== WHAT YOU HAVE TO DO ==
Without the pictures, repeat the listing character for character.

— Start —

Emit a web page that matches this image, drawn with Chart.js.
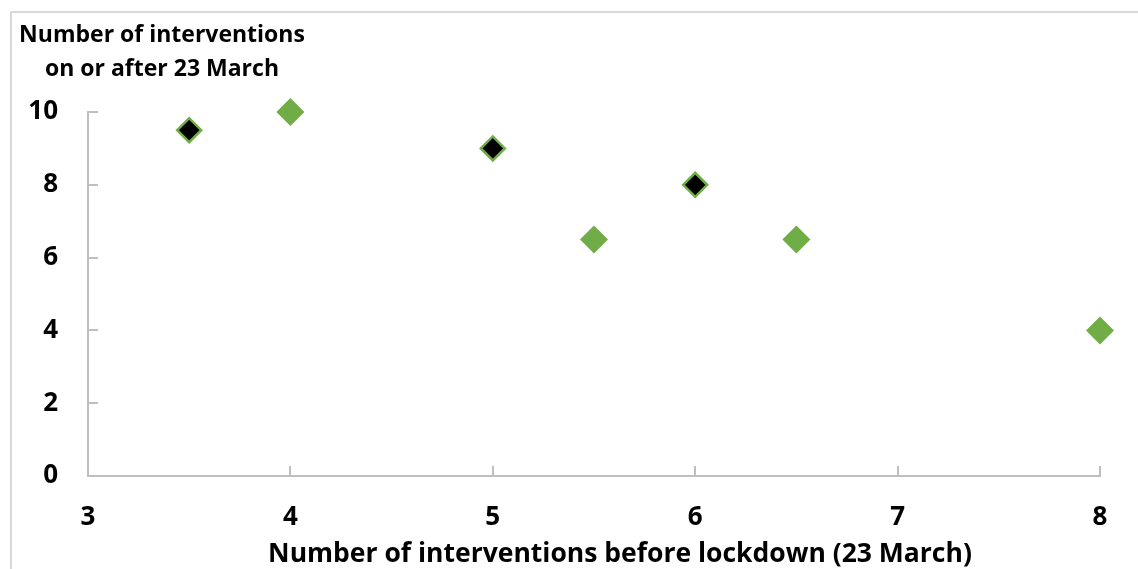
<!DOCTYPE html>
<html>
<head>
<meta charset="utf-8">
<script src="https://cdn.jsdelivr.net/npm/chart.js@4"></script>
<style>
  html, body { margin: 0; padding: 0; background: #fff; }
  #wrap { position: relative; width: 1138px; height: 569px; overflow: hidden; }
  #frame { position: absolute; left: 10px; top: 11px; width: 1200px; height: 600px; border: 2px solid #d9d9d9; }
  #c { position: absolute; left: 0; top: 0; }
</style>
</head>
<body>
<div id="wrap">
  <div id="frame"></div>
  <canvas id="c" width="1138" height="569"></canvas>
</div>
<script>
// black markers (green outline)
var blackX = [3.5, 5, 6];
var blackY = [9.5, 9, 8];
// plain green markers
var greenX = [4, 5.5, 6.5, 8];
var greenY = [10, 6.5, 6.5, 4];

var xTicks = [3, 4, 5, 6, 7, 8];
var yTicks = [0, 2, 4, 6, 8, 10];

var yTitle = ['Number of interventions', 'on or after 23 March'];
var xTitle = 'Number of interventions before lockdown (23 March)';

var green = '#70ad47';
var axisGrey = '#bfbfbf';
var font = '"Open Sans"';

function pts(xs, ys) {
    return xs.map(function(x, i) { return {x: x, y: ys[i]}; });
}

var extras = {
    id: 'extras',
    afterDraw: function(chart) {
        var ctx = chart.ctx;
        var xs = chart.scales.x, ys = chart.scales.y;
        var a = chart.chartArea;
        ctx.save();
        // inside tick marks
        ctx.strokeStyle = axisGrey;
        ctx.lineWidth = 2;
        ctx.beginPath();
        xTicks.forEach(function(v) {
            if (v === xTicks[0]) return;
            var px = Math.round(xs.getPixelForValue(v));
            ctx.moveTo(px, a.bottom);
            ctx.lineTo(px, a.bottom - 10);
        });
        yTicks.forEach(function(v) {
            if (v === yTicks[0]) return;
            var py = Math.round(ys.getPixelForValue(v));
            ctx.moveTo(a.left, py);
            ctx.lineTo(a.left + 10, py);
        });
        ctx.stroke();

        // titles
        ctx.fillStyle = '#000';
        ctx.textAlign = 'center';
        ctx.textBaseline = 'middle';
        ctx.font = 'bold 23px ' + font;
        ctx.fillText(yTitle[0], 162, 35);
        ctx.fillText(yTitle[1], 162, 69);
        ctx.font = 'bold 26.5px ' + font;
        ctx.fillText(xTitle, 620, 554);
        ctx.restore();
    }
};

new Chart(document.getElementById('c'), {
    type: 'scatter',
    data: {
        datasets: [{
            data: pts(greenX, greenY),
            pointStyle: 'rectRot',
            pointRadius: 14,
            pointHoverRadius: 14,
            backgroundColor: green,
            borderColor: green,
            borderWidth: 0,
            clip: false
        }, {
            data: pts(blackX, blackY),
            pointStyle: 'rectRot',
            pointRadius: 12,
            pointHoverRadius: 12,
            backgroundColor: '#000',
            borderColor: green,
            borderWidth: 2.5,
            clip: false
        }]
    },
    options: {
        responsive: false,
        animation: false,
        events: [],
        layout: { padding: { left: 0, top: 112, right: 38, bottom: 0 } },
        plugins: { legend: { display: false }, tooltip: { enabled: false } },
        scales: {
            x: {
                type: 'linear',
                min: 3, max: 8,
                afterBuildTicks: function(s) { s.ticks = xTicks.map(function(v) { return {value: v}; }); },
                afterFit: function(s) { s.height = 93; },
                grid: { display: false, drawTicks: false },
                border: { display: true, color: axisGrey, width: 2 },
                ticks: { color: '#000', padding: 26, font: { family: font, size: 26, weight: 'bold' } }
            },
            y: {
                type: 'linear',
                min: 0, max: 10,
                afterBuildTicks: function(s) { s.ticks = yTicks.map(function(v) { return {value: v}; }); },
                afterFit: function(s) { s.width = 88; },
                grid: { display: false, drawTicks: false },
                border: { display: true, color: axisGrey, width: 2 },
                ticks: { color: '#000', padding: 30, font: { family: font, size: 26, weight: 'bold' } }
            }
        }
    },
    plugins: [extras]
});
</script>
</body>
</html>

— End —

== TASK RESPONSE ==
Emit a web page that matches this image, drawn with Chart.js.
<!DOCTYPE html>
<html>
<head>
<meta charset="utf-8">
<script src="https://cdn.jsdelivr.net/npm/chart.js@4"></script>
<style>
  html, body { margin: 0; padding: 0; background: #fff; }
  #wrap { position: relative; width: 1138px; height: 569px; overflow: hidden; }
  #frame { position: absolute; left: 10px; top: 11px; width: 1200px; height: 600px; border: 2px solid #d9d9d9; }
  #c { position: absolute; left: 0; top: 0; }
</style>
</head>
<body>
<div id="wrap">
  <div id="frame"></div>
  <canvas id="c" width="1138" height="569"></canvas>
</div>
<script>
// black markers (green outline)
var blackX = [3.5, 5, 6];
var blackY = [9.5, 9, 8];
// plain green markers
var greenX = [4, 5.5, 6.5, 8];
var greenY = [10, 6.5, 6.5, 4];

var xTicks = [3, 4, 5, 6, 7, 8];
var yTicks = [0, 2, 4, 6, 8, 10];

var yTitle = ['Number of interventions', 'on or after 23 March'];
var xTitle = 'Number of interventions before lockdown (23 March)';

var green = '#70ad47';
var axisGrey = '#bfbfbf';
var font = '"Open Sans"';

function pts(xs, ys) {
    return xs.map(function(x, i) { return {x: x, y: ys[i]}; });
}

var extras = {
    id: 'extras',
    afterDraw: function(chart) {
        var ctx = chart.ctx;
        var xs = chart.scales.x, ys = chart.scales.y;
        var a = chart.chartArea;
        ctx.save();
        // inside tick marks
        ctx.strokeStyle = axisGrey;
        ctx.lineWidth = 2;
        ctx.beginPath();
        xTicks.forEach(function(v) {
            if (v === xTicks[0]) return;
            var px = Math.round(xs.getPixelForValue(v));
            ctx.moveTo(px, a.bottom);
            ctx.lineTo(px, a.bottom - 10);
        });
        yTicks.forEach(function(v) {
            if (v === yTicks[0]) return;
            var py = Math.round(ys.getPixelForValue(v));
            ctx.moveTo(a.left, py);
            ctx.lineTo(a.left + 10, py);
        });
        ctx.stroke();

        // titles
        ctx.fillStyle = '#000';
        ctx.textAlign = 'center';
        ctx.textBaseline = 'middle';
        ctx.font = 'bold 23px ' + font;
        ctx.fillText(yTitle[0], 162, 35);
        ctx.fillText(yTitle[1], 162, 69);
        ctx.font = 'bold 26.5px ' + font;
        ctx.fillText(xTitle, 620, 554);
        ctx.restore();
    }
};

new Chart(document.getElementById('c'), {
    type: 'scatter',
    data: {
        datasets: [{
            data: pts(greenX, greenY),
            pointStyle: 'rectRot',
            pointRadius: 14,
            pointHoverRadius: 14,
            backgroundColor: green,
            borderColor: green,
            borderWidth: 0,
            clip: false
        }, {
            data: pts(blackX, blackY),
            pointStyle: 'rectRot',
            pointRadius: 12,
            pointHoverRadius: 12,
            backgroundColor: '#000',
            borderColor: green,
            borderWidth: 2.5,
            clip: false
        }]
    },
    options: {
        responsive: false,
        animation: false,
        events: [],
        layout: { padding: { left: 0, top: 112, right: 38, bottom: 0 } },
        plugins: { legend: { display: false }, tooltip: { enabled: false } },
        scales: {
            x: {
                type: 'linear',
                min: 3, max: 8,
                afterBuildTicks: function(s) { s.ticks = xTicks.map(function(v) { return {value: v}; }); },
                afterFit: function(s) { s.height = 93; },
                grid: { display: false, drawTicks: false },
                border: { display: true, color: axisGrey, width: 2 },
                ticks: { color: '#000', padding: 26, font: { family: font, size: 26, weight: 'bold' } }
            },
            y: {
                type: 'linear',
                min: 0, max: 10,
                afterBuildTicks: function(s) { s.ticks = yTicks.map(function(v) { return {value: v}; }); },
                afterFit: function(s) { s.width = 88; },
                grid: { display: false, drawTicks: false },
                border: { display: true, color: axisGrey, width: 2 },
                ticks: { color: '#000', padding: 30, font: { family: font, size: 26, weight: 'bold' } }
            }
        }
    },
    plugins: [extras]
});
</script>
</body>
</html>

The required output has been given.